REQUEST
Leave out the images and repeat the listing below without a single change.

DATASET CONTENT
■ ■ ■ ■ ■
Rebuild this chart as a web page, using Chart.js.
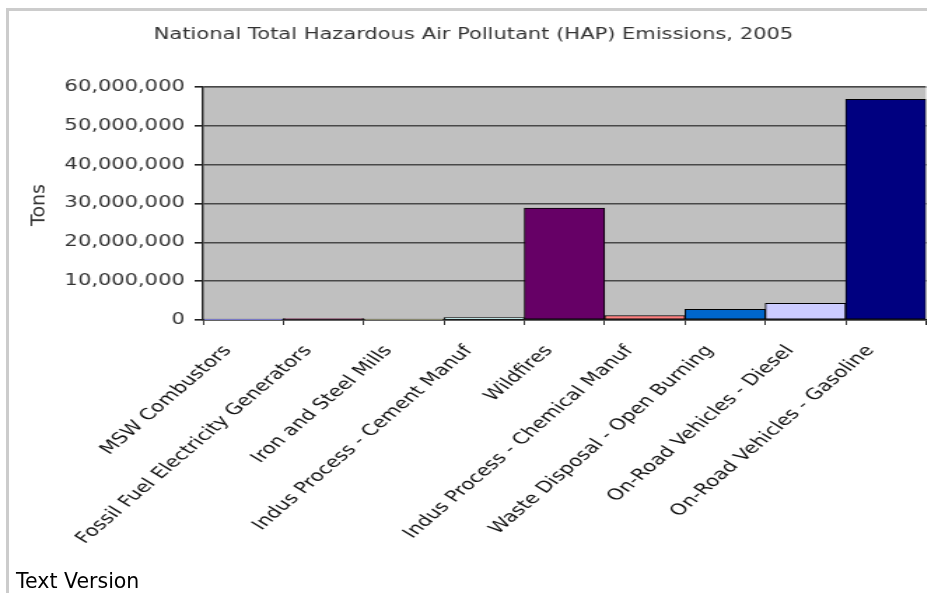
<!DOCTYPE html>
<html>
<head>
<meta charset="utf-8">
<script src="https://cdn.jsdelivr.net/npm/chart.js@4.4.1/dist/chart.umd.min.js"></script>
<style>
  html, body { margin: 0; padding: 0; background: #ffffff; overflow: hidden; }
  body { width: 927px; height: 593px; position: relative; }
  #frame {
    position: absolute; left: 6px; top: 8px; width: 930px; height: 600px;
    border-left: 3px solid #cccccc; border-top: 3px solid #cccccc;
  }
  #wrap {
    position: absolute; left: 0; top: 0; width: 662px; height: 593px;
    transform: scaleX(1.4); transform-origin: 0 0;
  }
  #yTitle {
    position: absolute; left: 38px; top: 205px;
    transform: translate(-50%, -50%) rotate(-90deg);
    font-family: "DejaVu Sans", Verdana, sans-serif; font-size: 19px; line-height: 19px;
    color: #333333; white-space: nowrap;
  }
  #textVersion {
    position: absolute; left: 16px; top: 571px;
    font-family: "DejaVu Sans", Verdana, sans-serif; font-size: 20.5px; line-height: 20px;
    color: #000000;
  }
</style>
</head>
<body>
<div id="frame"></div>
<div id="wrap"><canvas id="chart" width="662" height="593"></canvas></div>
<div id="yTitle"></div>
<div id="textVersion">Text Version</div>
<script>
// Emission source categories
const categories = [
  'MSW Combustors',
  'Fossil Fuel Electricity Generators',
  'Iron and Steel Mills',
  'Indus Process - Cement Manuf',
  'Wildfires',
  'Indus Process - Chemical Manuf',
  'Waste Disposal - Open Burning',
  'On-Road Vehicles - Diesel',
  'On-Road Vehicles - Gasoline'
];

// National HAP emissions, tons (2005)
const emissionsTons = [20000, 350000, 40000, 650000, 28800000, 1150000, 2750000, 4300000, 56800000];

// One fill per category
const barColors = ['#9999FF', '#993366', '#FFFFCC', '#CCFFFF', '#660066', '#FF8080', '#0066CC', '#CCCCFF', '#000080'];

// Value axis range
const yMin = 0;
const yMax = 60000000;
const yStep = 10000000;

const chartTitle = 'National Total Hazardous Air Pollutant (HAP) Emissions, 2005';
const yAxisTitle = 'Tons';

const FONT = '"DejaVu Sans", Verdana, sans-serif';

document.getElementById('yTitle').textContent = yAxisTitle;

// Grey plot-area background
const plotBackground = {
  id: 'plotBackground',
  beforeDraw(chart) {
    const { ctx, chartArea: a } = chart;
    ctx.save();
    ctx.fillStyle = '#c0c0c0';
    ctx.fillRect(a.left, a.top, a.right - a.left, a.bottom - a.top);
    ctx.strokeStyle = '#a0a0a0';
    ctx.lineWidth = 1;
    ctx.beginPath();
    ctx.moveTo(a.left, a.top + 0.5);
    ctx.lineTo(a.right, a.top + 0.5);
    ctx.stroke();
    ctx.restore();
  }
};

new Chart(document.getElementById('chart'), {
  type: 'bar',
  data: {
    labels: categories,
    datasets: [{
      data: emissionsTons,
      backgroundColor: barColors,
      borderColor: '#000000',
      borderWidth: 1,
      borderSkipped: false,
      barPercentage: 1.0,
      categoryPercentage: 1.0
    }]
  },
  options: {
    responsive: false,
    animation: false,
    layout: { padding: { left: 15, right: 0.6, top: 0, bottom: 0 } },
    plugins: {
      legend: { display: false },
      tooltip: { enabled: false },
      title: {
        display: true,
        text: chartTitle,
        color: '#333333',
        font: { family: FONT, size: 15, weight: 'normal' },
        padding: { top: 26, bottom: 43 }
      }
    },
    scales: {
      x: {
        grid: {
          display: true,
          drawOnChartArea: false,
          drawTicks: true,
          tickLength: 5,
          offset: true,
          color: '#333333',
          lineWidth: 1
        },
        border: { display: true, color: '#222222', width: 1.5 },
        ticks: {
          autoSkip: false,
          maxRotation: 50,
          minRotation: 50,
          padding: 17,
          labelOffset: -11,
          color: '#111111',
          font: { family: FONT, size: 15.5 }
        },
        afterFit(scale) {
          scale.height = 273;
          scale.paddingLeft = 0;
          scale.paddingRight = 0;
        }
      },
      y: {
        min: yMin,
        max: yMax,
        grid: {
          color: '#484848',
          lineWidth: 1.6,
          drawTicks: true,
          tickLength: 6,
          tickColor: '#222222'
        },
        border: { display: true, color: '#222222', width: 1.4 },
        ticks: {
          stepSize: yStep,
          padding: 7,
          color: '#333333',
          font: { family: FONT, size: 15 },
          callback: (v) => Number(v).toLocaleString('en-US')
        },
        afterFit(scale) { scale.width = 130; }
      }
    }
  },
  plugins: [plotBackground]
});
</script>
</body>
</html>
■ ■ ■ ■ ■
FINAL RESULT
Rebuild this chart as a web page, using Chart.js.
<!DOCTYPE html>
<html>
<head>
<meta charset="utf-8">
<script src="https://cdn.jsdelivr.net/npm/chart.js@4.4.1/dist/chart.umd.min.js"></script>
<style>
  html, body { margin: 0; padding: 0; background: #ffffff; overflow: hidden; }
  body { width: 927px; height: 593px; position: relative; }
  #frame {
    position: absolute; left: 6px; top: 8px; width: 930px; height: 600px;
    border-left: 3px solid #cccccc; border-top: 3px solid #cccccc;
  }
  #wrap {
    position: absolute; left: 0; top: 0; width: 662px; height: 593px;
    transform: scaleX(1.4); transform-origin: 0 0;
  }
  #yTitle {
    position: absolute; left: 38px; top: 205px;
    transform: translate(-50%, -50%) rotate(-90deg);
    font-family: "DejaVu Sans", Verdana, sans-serif; font-size: 19px; line-height: 19px;
    color: #333333; white-space: nowrap;
  }
  #textVersion {
    position: absolute; left: 16px; top: 571px;
    font-family: "DejaVu Sans", Verdana, sans-serif; font-size: 20.5px; line-height: 20px;
    color: #000000;
  }
</style>
</head>
<body>
<div id="frame"></div>
<div id="wrap"><canvas id="chart" width="662" height="593"></canvas></div>
<div id="yTitle"></div>
<div id="textVersion">Text Version</div>
<script>
// Emission source categories
const categories = [
  'MSW Combustors',
  'Fossil Fuel Electricity Generators',
  'Iron and Steel Mills',
  'Indus Process - Cement Manuf',
  'Wildfires',
  'Indus Process - Chemical Manuf',
  'Waste Disposal - Open Burning',
  'On-Road Vehicles - Diesel',
  'On-Road Vehicles - Gasoline'
];

// National HAP emissions, tons (2005)
const emissionsTons = [20000, 350000, 40000, 650000, 28800000, 1150000, 2750000, 4300000, 56800000];

// One fill per category
const barColors = ['#9999FF', '#993366', '#FFFFCC', '#CCFFFF', '#660066', '#FF8080', '#0066CC', '#CCCCFF', '#000080'];

// Value axis range
const yMin = 0;
const yMax = 60000000;
const yStep = 10000000;

const chartTitle = 'National Total Hazardous Air Pollutant (HAP) Emissions, 2005';
const yAxisTitle = 'Tons';

const FONT = '"DejaVu Sans", Verdana, sans-serif';

document.getElementById('yTitle').textContent = yAxisTitle;

// Grey plot-area background
const plotBackground = {
  id: 'plotBackground',
  beforeDraw(chart) {
    const { ctx, chartArea: a } = chart;
    ctx.save();
    ctx.fillStyle = '#c0c0c0';
    ctx.fillRect(a.left, a.top, a.right - a.left, a.bottom - a.top);
    ctx.strokeStyle = '#a0a0a0';
    ctx.lineWidth = 1;
    ctx.beginPath();
    ctx.moveTo(a.left, a.top + 0.5);
    ctx.lineTo(a.right, a.top + 0.5);
    ctx.stroke();
    ctx.restore();
  }
};

new Chart(document.getElementById('chart'), {
  type: 'bar',
  data: {
    labels: categories,
    datasets: [{
      data: emissionsTons,
      backgroundColor: barColors,
      borderColor: '#000000',
      borderWidth: 1,
      borderSkipped: false,
      barPercentage: 1.0,
      categoryPercentage: 1.0
    }]
  },
  options: {
    responsive: false,
    animation: false,
    layout: { padding: { left: 15, right: 0.6, top: 0, bottom: 0 } },
    plugins: {
      legend: { display: false },
      tooltip: { enabled: false },
      title: {
        display: true,
        text: chartTitle,
        color: '#333333',
        font: { family: FONT, size: 15, weight: 'normal' },
        padding: { top: 26, bottom: 43 }
      }
    },
    scales: {
      x: {
        grid: {
          display: true,
          drawOnChartArea: false,
          drawTicks: true,
          tickLength: 5,
          offset: true,
          color: '#333333',
          lineWidth: 1
        },
        border: { display: true, color: '#222222', width: 1.5 },
        ticks: {
          autoSkip: false,
          maxRotation: 50,
          minRotation: 50,
          padding: 17,
          labelOffset: -11,
          color: '#111111',
          font: { family: FONT, size: 15.5 }
        },
        afterFit(scale) {
          scale.height = 273;
          scale.paddingLeft = 0;
          scale.paddingRight = 0;
        }
      },
      y: {
        min: yMin,
        max: yMax,
        grid: {
          color: '#484848',
          lineWidth: 1.6,
          drawTicks: true,
          tickLength: 6,
          tickColor: '#222222'
        },
        border: { display: true, color: '#222222', width: 1.4 },
        ticks: {
          stepSize: yStep,
          padding: 7,
          color: '#333333',
          font: { family: FONT, size: 15 },
          callback: (v) => Number(v).toLocaleString('en-US')
        },
        afterFit(scale) { scale.width = 130; }
      }
    }
  },
  plugins: [plotBackground]
});
</script>
</body>
</html>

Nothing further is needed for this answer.